Police are investigating the tow truck company alleged to have taken an impounded car for a high-speed joyride.
The owner of the car which was driven by an East City Tow staff member says the company should lose its contract with the police to impound cars on their behalf.
In the small hours of Sunday morning, the woman, who wanted to be known only as Nicky, had her $12,000 Nissan Silvia towed from Mt Wellington for alleged "boy-racer activities".
Her GPS information shows it was taken for a ride around the firm's Pakuranga Heights pound not long after it was towed - and at very high speeds. Police yesterday began an investigation into Nicky's complaint about East City Towing's activities which she laid on Tuesday.

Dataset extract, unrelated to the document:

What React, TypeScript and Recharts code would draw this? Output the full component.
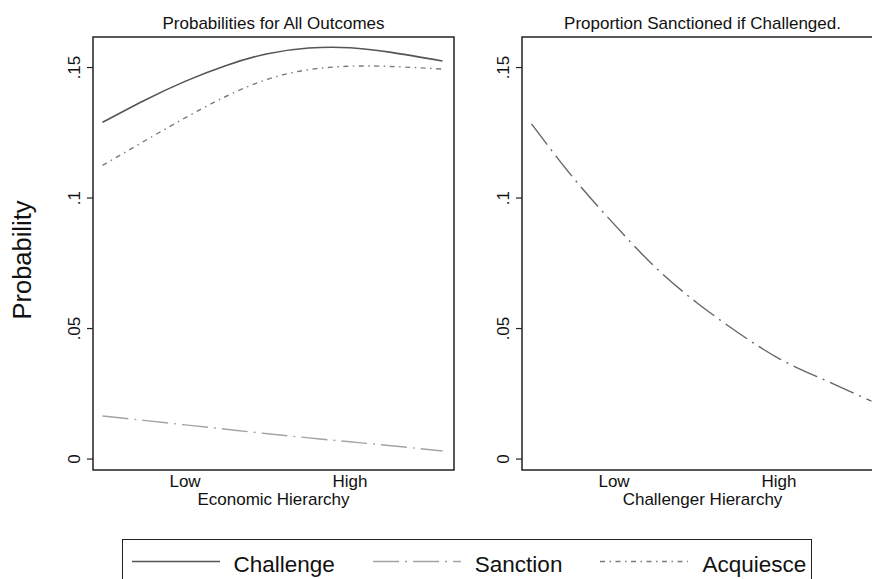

"We've commenced our investigation and have removed that vehicle from the yard and taken it to our Southern Districts Towing yard and are continuing with our investigation," Detective Inspector Mark Gutry told the Herald.
Nicky said she was relieved her car had been removed from East City Towing as she didn't trust it being in their care where tow-truck drivers could "drive it whenever they liked".
Mr Gutry said police spoke to the owner of East City Towing yesterday and that they "will be following up on what he's told us. I can't go into what he's said, but we are investigating to establish what happened."
Police have also spoken to Nicky and the director of GPS tracking firm Snitch, Jeremy Mclean, because the GPS report was being used in their investigation.
Mr Gutry anticipated they would complete their investigation by the end of the week. Once finished, the police would assess whether it was appropriate to continue their contract with East City Towing that allows the firm to act on their behalf.
They have worked together for 12 years and in that time Mr Gutry said Nicky's complaint was the first they had received about the towingcompany.
Nicky believed the police needed to end their contract with East City Towing.
"When the police tow or impound something, you'd expect it to be done by responsible people.
"You think your stuff's going to be safe with someone who the police have ordered to do it."
A spokeswoman for the tow firm declined to comment further last night.